Ahora, cosa de los años, tengo la ocasión de observar lo mismo desde el otro lado del escenario. Cuando contemplo como profesor los mismos lazos que se forjan en mis alumnos en el momento en el que se lanzan a montar un musical o una representación, cuando pongo cara de circunstancias en el instante en el que la cosa se empantana o los egos se desbordan, no puedo dejar de acordarme de que yo fui igual antes de que ellos nacieran y de que lo sigo evocando con un enorme cariño. Pienso que hay una enseñanza fundamental detrás de todo esto: las empresas y las soluciones son, muchas veces, proyectos colectivos.

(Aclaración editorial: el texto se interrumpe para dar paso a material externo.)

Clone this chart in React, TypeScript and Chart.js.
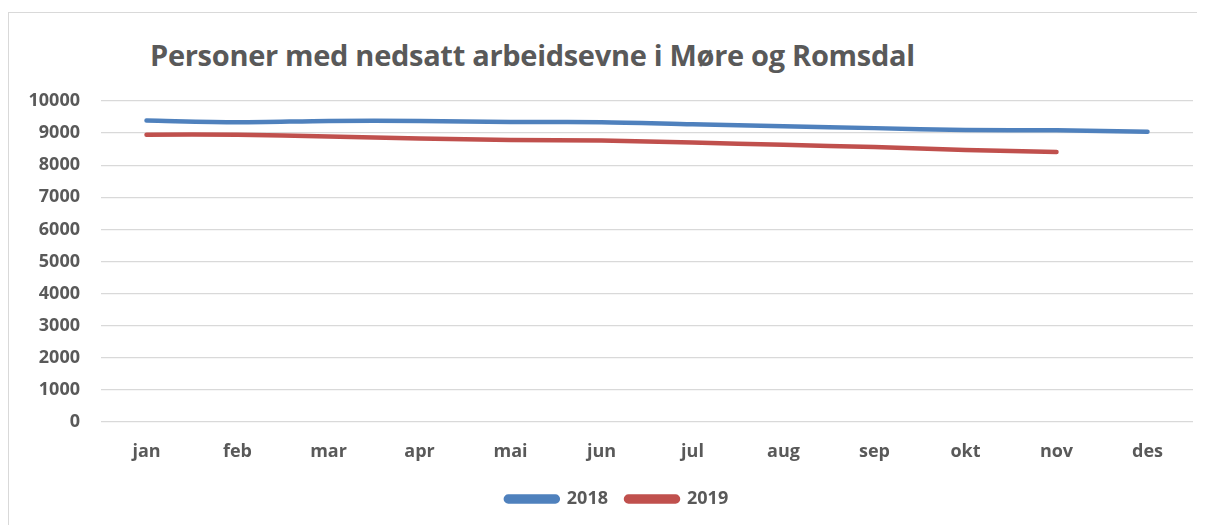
import React, { useEffect, useRef } from "react";
import { Chart, registerables } from "chart.js";

Chart.register(...registerables);

const months = ["jan", "feb", "mar", "apr", "mai", "jun", "jul", "aug", "sep", "okt", "nov", "des"];
const values2018 = [9390, 9340, 9380, 9380, 9345, 9340, 9275, 9215, 9155, 9095, 9090, 9040];
const values2019 = [8950, 8950, 8895, 8835, 8785, 8770, 8705, 8635, 8565, 8475, 8415];
const yTicks = [0, 1000, 2000, 3000, 4000, 5000, 6000, 7000, 8000, 9000, 10000];
const titleText = "Personer med nedsatt arbeidsevne i Møre og Romsdal";

const FONT = "'Open Sans', 'DejaVu Sans', sans-serif";
const GREY = "#595959";

const legendShift = {
  id: "legendShift",
  afterUpdate(chart: any) {
    const lg = chart.legend;
    if (lg) {
      lg.left += 16;
      lg.right += 16;
      if (lg.adjustHitBoxes) lg.adjustHitBoxes();
    }
  },
};

export default function App() {
  const ref = useRef<HTMLCanvasElement | null>(null);

  useEffect(() => {
    if (!ref.current) return;
    const chart = new Chart(ref.current, {
      type: "line",
      data: {
        labels: months,
        datasets: [
          {
            label: "2018",
            data: values2018,
            borderColor: "#4f81bd",
            backgroundColor: "#4f81bd",
            borderWidth: 4.5,
            borderCapStyle: "round",
            pointRadius: 0,
            tension: 0.3,
          },
          {
            label: "2019",
            data: values2019,
            borderColor: "#c0504d",
            backgroundColor: "#c0504d",
            borderWidth: 4.5,
            borderCapStyle: "round",
            pointRadius: 0,
            tension: 0.3,
          },
        ],
      },
      options: {
        animation: false,
        responsive: true,
        maintainAspectRatio: false,
        layout: { padding: { left: 0, right: 0, top: 88, bottom: 7 } },
        scales: {
          x: {
            offset: true,
            grid: { display: false, drawTicks: false },
            border: { display: false },
            ticks: {
              color: GREY,
              font: { family: FONT, weight: "bold", size: 18 },
              padding: 19,
            },
            afterFit: (s: any) => {
              s.height = 50;
            },
          },
          y: {
            min: 0,
            max: 10000,
            afterBuildTicks: (s: any) => {
              s.ticks = yTicks.map((v) => ({ value: v }));
            },
            grid: { color: "#d9d9d9", lineWidth: 1.3, drawTicks: false },
            border: { display: false },
            ticks: {
              color: GREY,
              font: { family: FONT, weight: "bold", size: 18 },
              padding: 21,
              callback: (v: any) => String(v),
            },
            afterFit: (s: any) => {
              s.width = 92;
            },
          },
        },
        plugins: {
          title: { display: false },
          tooltip: { enabled: false },
          legend: {
            display: true,
            position: "bottom",
            labels: {
              color: GREY,
              font: { family: FONT, weight: "bold", size: 18 },
              boxWidth: 52,
              boxHeight: 5,
              useBorderRadius: true,
              borderRadius: 2.5,
              padding: 18,
            },
          },
        },
      },
      plugins: [legendShift],
    });
    return () => chart.destroy();
  }, []);

  return (
    <div
      style={{
        position: "relative",
        marginTop: 4,
        width: 1197,
        height: 513,
        borderTop: "1px solid #d9d9d9",
        borderLeft: "1px solid #d9d9d9",
        boxSizing: "border-box",
        background: "#fff",
        overflow: "hidden",
      }}
    >
      <div
        style={{
          position: "absolute",
          left: 141,
          top: 22,
          fontFamily: FONT,
          fontWeight: 700,
          fontSize: 29,
          color: GREY,
          whiteSpace: "nowrap",
          letterSpacing: -0.3,
        }}
      >
        {titleText}
      </div>
      <div style={{ position: "absolute", left: 0, top: 0, width: 1184, height: 512 }}>
        <canvas ref={ref} />
      </div>
    </div>
  );
}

Felicidades a todo el alumnado que montó unos número musicales de antología en el festival de nuestro centro, que sacrificó tardes y recreos y que nos hizo disfrutar durante un buen rato. Siempre he pensado que lo esencial de la educación es atemporal y que las cosas, sobre todo las buenas, se repiten.
¡Felices Fiestas a todos desde “La Inocencia del Devenir”!
Felicidades en estos días de vacaciones, al igual que el resto del año. Lo que has escrito es la vida que sigue, se replica y siempre nos parece recien estrenada por nosotros. Un fuerte abrazo.